The most recent example of this occurred in Dhaka, the capital of Bangladesh, on 6 April where up to half a million Bangladeshis demonstrated to demand the hanging of atheist bloggers.
“I’ve come here to fight for Islam. We won’t allow any bloggers to blaspheme our religion and our beloved Prophet Muhammad,” said Shahidul Islam, an imam at a mosque outside Dhaka, according to France 24 news website.
There has been vociferous debate between staunch atheists and Islamists in Bangladesh’s social media for years, but it took a deadly turn in February when an anti-Islam blogger was murdered.
It’s not that Bangladesh is exactly a haven of free speech.
Last week four online writers were arrested for criticizing Islam on the internet.
Furthermore, the Bangladeshi government has blocked about a dozen websites and blogs deemed critical of Islam, in addition to setting up a panel, which includes intelligence chiefs, to monitor criticism of Islam on social media.
Under the country’s cyber laws, a blogger or internet writer can face up to 10 years in jail for criticizing Islam.
We’re no champions of any religion, but Muslims hardly ever hold back when it comes to attacking or belittling other faiths, monotheistic or otherwise, as we’ve seen from recent examples in Libya.
Try entering the Saudi city of Mecca if you’re a non-Muslim and see what happens.
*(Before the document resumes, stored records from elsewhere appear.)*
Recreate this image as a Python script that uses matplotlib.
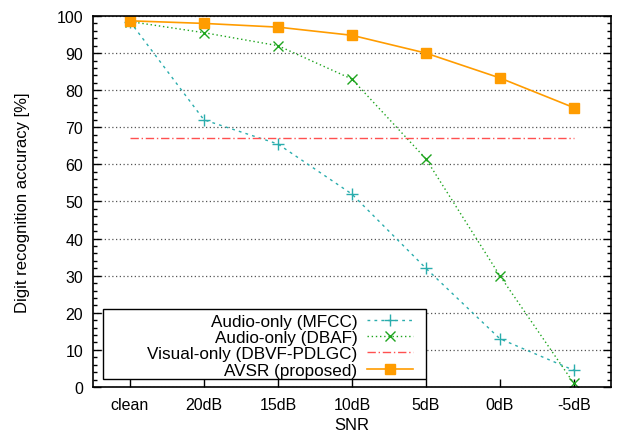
import numpy as np
import matplotlib.pyplot as plt
from matplotlib.patches import Rectangle
from matplotlib.ticker import MultipleLocator

plt.rcParams['font.family'] = ['Liberation Sans', 'DejaVu Sans']
plt.rcParams['font.size'] = 11.5

snr_labels = ['clean', '20dB', '15dB', '10dB', '5dB', '0dB', '-5dB']
mfcc = [98.5, 72.0, 65.5, 52.0, 32.0, 13.0, 4.5]
dbaf = [98.5, 95.5, 92.0, 83.0, 61.5, 30.0, 1.0]
visual = [67.0] * 7
avsr = [98.7, 98.0, 97.0, 94.8, 90.0, 83.3, 75.3]

x = np.arange(len(snr_labels))

fig = plt.figure(figsize=(6.17, 4.39), dpi=100)
ax = fig.add_axes([0.1507, 0.1162, 0.8393, 0.8451])

ax.plot(x, mfcc, color='#2aadad', linestyle=(0, (2, 3)), linewidth=1.0,
        marker='+', markersize=8, markeredgewidth=1.0, label='Audio-only (MFCC)')
ax.plot(x, dbaf, color='#1fa51f', linestyle=(0, (1, 2)), linewidth=1.0,
        marker='x', markersize=7, markeredgewidth=1.0, label='Audio-only (DBAF)')
ax.plot(x, visual, color='#ff5050', linestyle=(0, (6, 2, 1, 2)), linewidth=1.0,
        label='Visual-only (DBVF-PDLGC)')
ax.plot(x, avsr, color='#ff9c00', linestyle='-', linewidth=1.2,
        marker='s', markersize=7.5, label='AVSR (proposed)')

ax.set_xlim(-0.5, 6.5)
ax.set_ylim(0, 100)
ax.set_xticks(x)
ax.set_xticklabels(snr_labels)
ax.yaxis.set_major_locator(MultipleLocator(10))
ax.yaxis.set_minor_locator(MultipleLocator(2))
ax.tick_params(axis='y', which='both', direction='in', left=True, right=True)
ax.tick_params(axis='y', which='major', length=6, width=1)
ax.tick_params(axis='y', which='minor', length=3, width=1)
ax.tick_params(axis='x', direction='in', length=6, width=1, top=False)
ax.tick_params(axis='both', pad=7)
for s in ax.spines.values():
    s.set_linewidth(1.2)

ax.grid(axis='y', which='major', color='#555555', linestyle=(0, (1, 2)), linewidth=0.9)

ax.set_xlabel('SNR', fontsize=12)
ax.set_ylabel('Digit recognition accuracy [%]', fontsize=12, labelpad=19)

# gnuplot-style key box: wider than its content on the left
box = Rectangle((0.019, 0.0216), 0.624, 0.188, transform=ax.transAxes,
                facecolor='white', edgecolor='black', linewidth=1.0, zorder=4)
ax.add_patch(box)

leg = ax.legend(loc='lower right', bbox_to_anchor=(0.641, -0.007), markerfirst=False,
                frameon=False, handlelength=2.7, labelspacing=0.08, borderpad=0.2,
                handletextpad=0.55, fontsize=12.3)
leg.set_zorder(5)

fig.savefig('out.png', dpi=100)
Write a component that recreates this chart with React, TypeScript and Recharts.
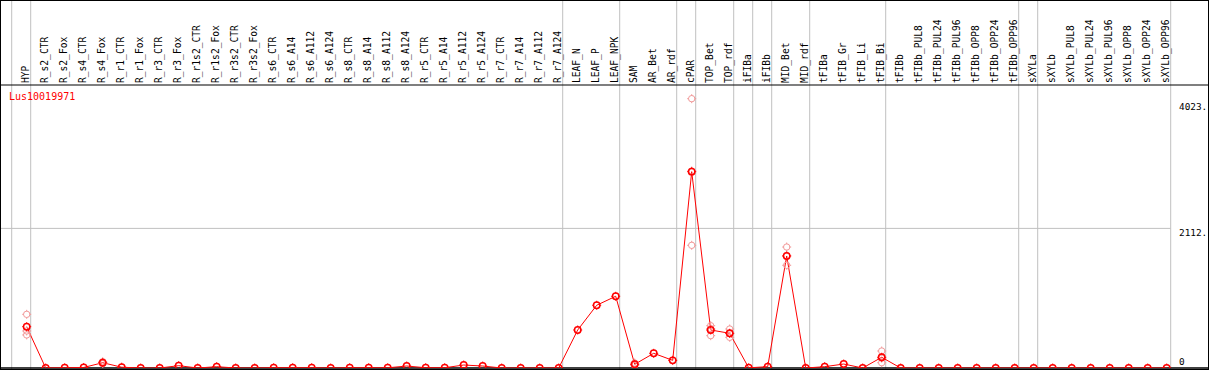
import React from 'react';
import { ComposedChart, Line, Scatter, XAxis, YAxis, ReferenceLine } from 'recharts';

// ---------- data ----------
const geneId = 'Lus10019971';

const categories = [
  'HYP', 'R_s2_CTR', 'R_s2_Fox', 'R_s4_CTR', 'R_s4_Fox', 'R_r1_CTR', 'R_r1_Fox', 'R_r3_CTR', 'R_r3_Fox',
  'R_r1s2_CTR', 'R_r1s2_Fox', 'R_r3s2_CTR', 'R_r3s2_Fox', 'R_s6_CTR', 'R_s6_A14', 'R_s6_A112', 'R_s6_A124',
  'R_s8_CTR', 'R_s8_A14', 'R_s8_A112', 'R_s8_A124', 'R_r5_CTR', 'R_r5_A14', 'R_r5_A112', 'R_r5_A124',
  'R_r7_CTR', 'R_r7_A14', 'R_r7_A112', 'R_r7_A124', 'LEAF_N', 'LEAF_P', 'LEAF_NPK', 'SAM', 'AR_Bet', 'AR_rdf',
  'cPAR', 'TOP_Bet', 'TOP_rdf', 'iFIBa', 'iFIBb', 'MID_Bet', 'MID_rdf', 'tFIBa', 'tFIB_Gr', 'tFIB_Li', 'tFIB_Bi',
  'tFIBb', 'tFIBb_PUL8', 'tFIBb_PUL24', 'tFIBb_PUL96', 'tFIBb_OPP8', 'tFIBb_OPP24', 'tFIBb_OPP96', 'sXYLa',
  'sXYLb', 'sXYLb_PUL8', 'sXYLb_PUL24', 'sXYLb_PUL96', 'sXYLb_OPP8', 'sXYLb_OPP24', 'sXYLb_OPP96',
];

const meanValues = [
  625, 0, 3, 8, 80, 12, 0, 0, 35,
  0, 20, 0, 0, 4, 4, 4, 0,
  4, 4, 3, 30, 4, 4, 45, 30,
  0, 0, 0, 0, 575, 949, 1085, 56, 222, 116,
  2970, 575, 525, 3, 20, 1694, 0, 20, 60, 0, 162,
  0, 0, 0, 0, 0, 0, 0, 0,
  0, 0, 0, 0, 0, 0, 0,
];

const repCategories = ['HYP', 'R_s4_Fox', 'SAM', 'cPAR', 'TOP_Bet', 'TOP_rdf', 'MID_Bet', 'tFIB_Bi'];
const repValues = [
  [812, 560, 500],
  [95, 80, 65],
  [75, 55, 40],
  [4074, 2980, 1856],
  [640, 596, 489],
  [590, 521, 464],
  [1830, 1698, 1554],
  [257, 149, 80],
];

const groupEnds = [
  'HYP', 'R_r7_A124', 'LEAF_NPK', 'AR_rdf', 'cPAR', 'TOP_rdf', 'iFIBa', 'iFIBb', 'MID_rdf',
  'tFIB_Bi', 'tFIBb_OPP96', 'sXYLa', 'sXYLb_OPP96',
];

const yTicks = [0, 2112, 4023];
const yTickLabels = ['0', '2112.', '4023.'];
const gridValues = [2112];

// ---------- layout ----------
const CHART_W = 1207;
const CHART_H = 368;
const STEP = 19;
const X_MIN = -25.7 / STEP;
const X_MAX = X_MIN + CHART_W / STEP;
const HEADER_H = 84;
const Y_MAX = 4281;
const Y_EXT = 5700;
const SEP_OFFSET = 0.21;
const FONT = '"DejaVu Sans Mono", "Liberation Mono", monospace';
const RED = '#ff0000';
const PINK = '#f29a9a';
const GRAY = '#c0c0c0';

const lineData = meanValues.map((v, i) => ({ x: i, v }));
const repData = repCategories.flatMap((c, k) =>
  repValues[k].map((r) => ({ x: categories.indexOf(c), r }))
);
const separators = [-1, ...groupEnds.map((g) => categories.indexOf(g))].map((i) => i + SEP_OFFSET);
const lastSep = categories.indexOf('sXYLb_OPP96') + SEP_OFFSET;

const Marker = ({ cx, cy, color, sw }: any) => {
  if (cx == null || cy == null || isNaN(cx) || isNaN(cy)) return null;
  const r = 3.2;
  const t = 1.3;
  const d = `M${cx} ${cy - r - t}V${cy - r + 0.4}M${cx} ${cy + r - 0.4}V${cy + r + t}M${cx - r - t} ${cy}H${cx - r + 0.4}M${cx + r - 0.4} ${cy}H${cx + r + t}`;
  return (
    <g>
      <circle cx={cx} cy={cy} r={r} fill="none" stroke={color} strokeWidth={sw} />
      <path d={d} stroke={color} strokeWidth={1} fill="none" />
    </g>
  );
};

const CatTick = (props: any) => {
  const { x, y, payload } = props;
  const label = categories[payload.value];
  if (label == null) return null;
  return (
    <text
      transform={`translate(${x + 2.6},${y}) rotate(-90)`}
      textAnchor="start"
      fontFamily={FONT}
      fontSize={9.6}
      fill="#000"
    >
      {label}
    </text>
  );
};

const ValTick = (props: any) => {
  const { x, y, payload } = props;
  const idx = yTicks.indexOf(payload.value);
  const label = idx >= 0 ? yTickLabels[idx] : String(payload.value);
  const dy = payload.value === 0 ? -3 : 8;
  return (
    <text x={x - 29} y={y + dy} textAnchor="start" fontFamily={FONT} fontSize={9.4} fill="#000">
      {label}
    </text>
  );
};

export default function App() {
  return (
    <div
      style={{
        position: 'absolute',
        left: 0,
        top: 0,
        width: 1209,
        height: 370,
        boxSizing: 'border-box',
        border: '1px solid #000',
        background: '#fff',
      }}
    >
      <ComposedChart
        width={CHART_W}
        height={CHART_H}
        data={lineData}
        margin={{ top: 0, right: 0, bottom: 1, left: 0 }}
      >
        <XAxis
          xAxisId="x"
          dataKey="x"
          type="number"
          orientation="top"
          domain={[X_MIN, X_MAX]}
          allowDataOverflow
          ticks={categories.map((_, i) => i)}
          interval={0}
          height={HEADER_H}
          tickSize={0}
          tickMargin={2}
          axisLine={{ stroke: '#000', strokeWidth: 1.2 }}
          tick={<CatTick />}
        />
        <YAxis
          yAxisId="y"
          type="number"
          orientation="right"
          mirror
          domain={[0, Y_MAX]}
          allowDataOverflow
          ticks={yTicks}
          interval={0}
          tickSize={0}
          tickMargin={0}
          axisLine={false}
          tick={<ValTick />}
        />
        {separators.map((s) => (
          <ReferenceLine
            key={`sep-${s}`}
            xAxisId="x"
            yAxisId="y"
            segment={[{ x: s, y: -200 }, { x: s, y: Y_EXT }]}
            ifOverflow="visible"
            stroke={GRAY}
            strokeWidth={1}
          />
        ))}
        {gridValues.map((g) => (
          <ReferenceLine
            key={`grid-${g}`}
            xAxisId="x"
            yAxisId="y"
            segment={[{ x: X_MIN, y: g }, { x: lastSep, y: g }]}
            stroke={GRAY}
            strokeWidth={1}
          />
        ))}
        <ReferenceLine xAxisId="x" yAxisId="y" y={0} stroke="#000" strokeWidth={1.5} />
        <Scatter
          xAxisId="x"
          yAxisId="y"
          data={repData}
          dataKey="r"
          isAnimationActive={false}
          shape={(p: any) => <Marker cx={p.cx} cy={p.cy} color={PINK} sw={1} />}
        />
        <Line
          xAxisId="x"
          yAxisId="y"
          dataKey="v"
          stroke={RED}
          strokeWidth={1}
          isAnimationActive={false}
          dot={(p: any) => <Marker key={`d-${p.index}`} cx={p.cx} cy={p.cy} color={RED} sw={1.5} />}
          activeDot={false}
        />
      </ComposedChart>
      <div
        style={{
          position: 'absolute',
          left: 8,
          top: 90,
          fontFamily: FONT,
          fontSize: 10,
          lineHeight: '12px',
          color: RED,
          whiteSpace: 'nowrap',
        }}
      >
        {geneId}
      </div>
    </div>
  );
}
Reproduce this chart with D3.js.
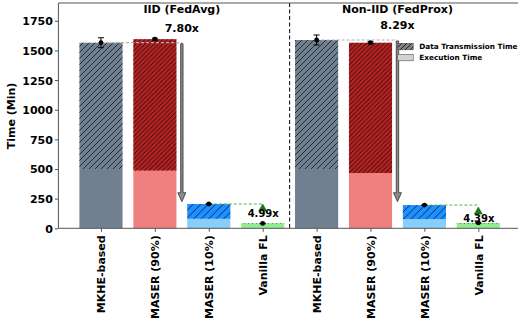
<!DOCTYPE html>
<html><head><meta charset="utf-8">
<script src="https://cdn.jsdelivr.net/npm/d3@7"></script>
<style>body{margin:0;background:#fff;} text{font-family:"DejaVu Sans",sans-serif;font-weight:bold;}</style>
</head><body>
<script>
const categories = ["MKHE-based","MASER (90%)","MASER (10%)","Vanilla FL","MKHE-based","MASER (90%)","MASER (10%)","Vanilla FL"];
const groups = ["IID (FedAvg)","Non-IID (FedProx)"];
const execTime = [500, 486, 80, 36, 500, 466, 78, 40];
const transTime = [1065, 1109, 125, 5, 1088, 1099, 118, 5];
const errors = [42, 8, 3, 2, 42, 8, 3, 2];
const speedups = ["7.80x","8.29x"];
const flSpeedups = ["4.99x","4.39x"];
const yTicks = [0,250,500,750,1000,1250,1500,1750];
const legendLabels = ["Data Transmission Time","Execution Time"];

const execColors = ["#708090","#f08080","#87cefa","#90ee90"];
const transColors = ["#708090","#b22222","#1e90ff","#5cd65c"];
const hatchSpacing = [6, 4.5, 7.5, 4];

const W=518,H=324;
const svg=d3.select("body").append("svg").attr("width",W).attr("height",H);
const x=d3.scaleLinear().domain([-0.79,7.79]).range([58.4,520.9]);
const y=d3.scaleLinear().domain([0,1900]).range([228.3,3]);
const bw = x(0.8)-x(0);

const defs=svg.append("defs");
function hatch(id,s,color){
  const p=defs.append("pattern").attr("id",id).attr("patternUnits","userSpaceOnUse").attr("width",s).attr("height",s);
  p.append("path").attr("d",`M0,${s} L${s},0 M${-s/2},${s/2} L${s/2},${-s/2} M${s/2},${s*1.5} L${s*1.5},${s/2}`)
   .attr("stroke",color).attr("stroke-width",0.9).attr("fill","none");
}
transColors.forEach((c,i)=>hatch("h"+i,hatchSpacing[i],"rgba(0,0,0,0.75)"));
hatch("hl",5,"rgba(0,0,0,0.8)");

const g=svg.append("g");
// bars
categories.forEach((c,i)=>{
  const ci=i%4;
  const e=execTime[i], t=transTime[i];
  g.append("rect").attr("x",x(i)-bw/2).attr("width",bw).attr("y",y(e)).attr("height",y(0)-y(e)).attr("fill",execColors[ci]);
  g.append("rect").attr("x",x(i)-bw/2).attr("width",bw).attr("y",y(e+t)).attr("height",y(e)-y(e+t)).attr("fill",transColors[ci]);
  g.append("rect").attr("x",x(i)-bw/2).attr("width",bw).attr("y",y(e+t)).attr("height",y(e)-y(e+t)).attr("fill",`url(#h${ci})`);
});

// dashed guide lines and arrows
[0,1].forEach(k=>{
  const b=k*4;
  const top=execTime[b]+transTime[b];
  const ax=x(b+1.5);
  g.append("line").attr("x1",x(b)).attr("x2",ax).attr("y1",y(top)).attr("y2",y(top))
    .attr("stroke","#b0b0b0").attr("stroke-width",1.2).attr("stroke-dasharray","3,2");
  const tipY=201.7, headH=9, shaftW=2.4, headW=8;
  const y0=y(top)+1;
  g.append("path").attr("d",`M${ax-shaftW/2},${y0} L${ax+shaftW/2},${y0} L${ax+shaftW/2},${tipY-headH} L${ax+headW/2},${tipY-headH} L${ax},${tipY} L${ax-headW/2},${tipY-headH} L${ax-shaftW/2},${tipY-headH} Z`)
    .attr("fill","#8a8a8a").attr("stroke","#333").attr("stroke-width",0.8);
  g.append("text").attr("x",ax).attr("y",k===0?32:29).attr("text-anchor","middle").attr("font-size",11).text(speedups[k]);
  g.append("text").attr("x",ax).attr("y",13).attr("text-anchor","middle").attr("font-size",11).text(groups[k]);
  // green dashed line to vanilla
  const m=b+2, v=b+3;
  const mt=execTime[m]+transTime[m];
  g.append("line").attr("x1",x(m)).attr("x2",x(v)).attr("y1",y(mt)).attr("y2",y(mt))
    .attr("stroke","#5cad5c").attr("stroke-width",1).attr("stroke-dasharray","3,2");
  const ty = y(mt)+ (k===0?0:2);
  g.append("path").attr("d",`M${x(v)},${ty} L${x(v)+4},${ty+7} L${x(v)-4},${ty+7} Z`).attr("fill","#1a7a1a").attr("stroke","#0a5a0a").attr("stroke-width",0.5);
  g.append("text").attr("x",x(v)+0.5).attr("y",k===0?217:221.5).attr("text-anchor","middle").attr("font-size",10).text(flSpeedups[k]);
});

// error bars
categories.forEach((c,i)=>{
  const t=execTime[i]+transTime[i], er=errors[i];
  g.append("line").attr("x1",x(i)).attr("x2",x(i)).attr("y1",y(t+er)).attr("y2",y(t-er)).attr("stroke","#000").attr("stroke-width",1);
  [t+er,t-er].forEach(v=>g.append("line").attr("x1",x(i)-3).attr("x2",x(i)+3).attr("y1",y(v)).attr("y2",y(v)).attr("stroke","#000").attr("stroke-width",1));
  g.append("circle").attr("cx",x(i)).attr("cy",y(t)).attr("r",2.4).attr("fill","#000");
});

// separator
g.append("line").attr("x1",x(3.5)).attr("x2",x(3.5)).attr("y1",3).attr("y2",228.3).attr("stroke","#000").attr("stroke-width",1).attr("stroke-dasharray","4,2.5");

// legend
const lx=397.7;
[0,1].forEach(k=>{
  const ly=43.3+k*11;
  g.append("rect").attr("x",lx).attr("y",ly).attr("width",15.5).attr("height",6.5).attr("fill",k===0?"#808080":"#d3d3d3").attr("stroke","#555").attr("stroke-width",0.6);
  if(k===0) g.append("rect").attr("x",lx).attr("y",ly).attr("width",15.5).attr("height",6.5).attr("fill","url(#hl)");
  g.append("text").attr("x",419.3).attr("y",ly+6).attr("font-size",7.3).text(legendLabels[k]);
});

// axes
const yAxis=d3.axisLeft(y).tickValues(yTicks).tickSize(3.5).tickPadding(2).tickFormat(d3.format("d"));
const ya=svg.append("g").attr("transform","translate(58.4,0)").call(yAxis);
ya.select(".domain").remove();
ya.selectAll("line").attr("stroke","#555");
ya.selectAll("text").attr("font-size",11).attr("fill","#000").attr("dy","0.36em");

const xa=svg.append("g").attr("transform","translate(0,228.3)").call(d3.axisBottom(x).tickValues(d3.range(8)).tickSize(3.5).tickFormat(i=>categories[i]));
xa.select(".domain").remove();
xa.selectAll("line").attr("stroke","#555");
xa.selectAll("text").attr("font-size",11).attr("fill","#000")
  .attr("transform","rotate(-90)").attr("text-anchor","end").attr("x",-7).attr("y",0).attr("dy","0.36em");

// spines
svg.append("line").attr("x1",58.4).attr("x2",58.4).attr("y1",3).attr("y2",228.3).attr("stroke","#555");
svg.append("line").attr("x1",58.4).attr("x2",W).attr("y1",228.3).attr("y2",228.3).attr("stroke","#555");
svg.append("line").attr("x1",58.4).attr("x2",W).attr("y1",3).attr("y2",3).attr("stroke","#555");

svg.append("text").attr("transform","translate(15,116) rotate(-90)").attr("text-anchor","middle").attr("font-size",11).text("Time (Min)");
</script>
</body></html>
But imagine the reaction from Muslims if, say, a Muslim were prevented from, or arrested for, entering the Vatican simply because he or she was a Muslim? The hot air from Muslims worldwide would accelerate global warming by an order of magnitude of several billion.
So, what does the Bangladeshi lynch mob tell us about contemporary Muslims? Hypocritical bigots who demand unconditional tolerance from those they’re unwilling to tolerate?
And if all that Islamists can say in response to atheists and other critics is “hang them”, what does this tell us about their confidence in their own faith and religion?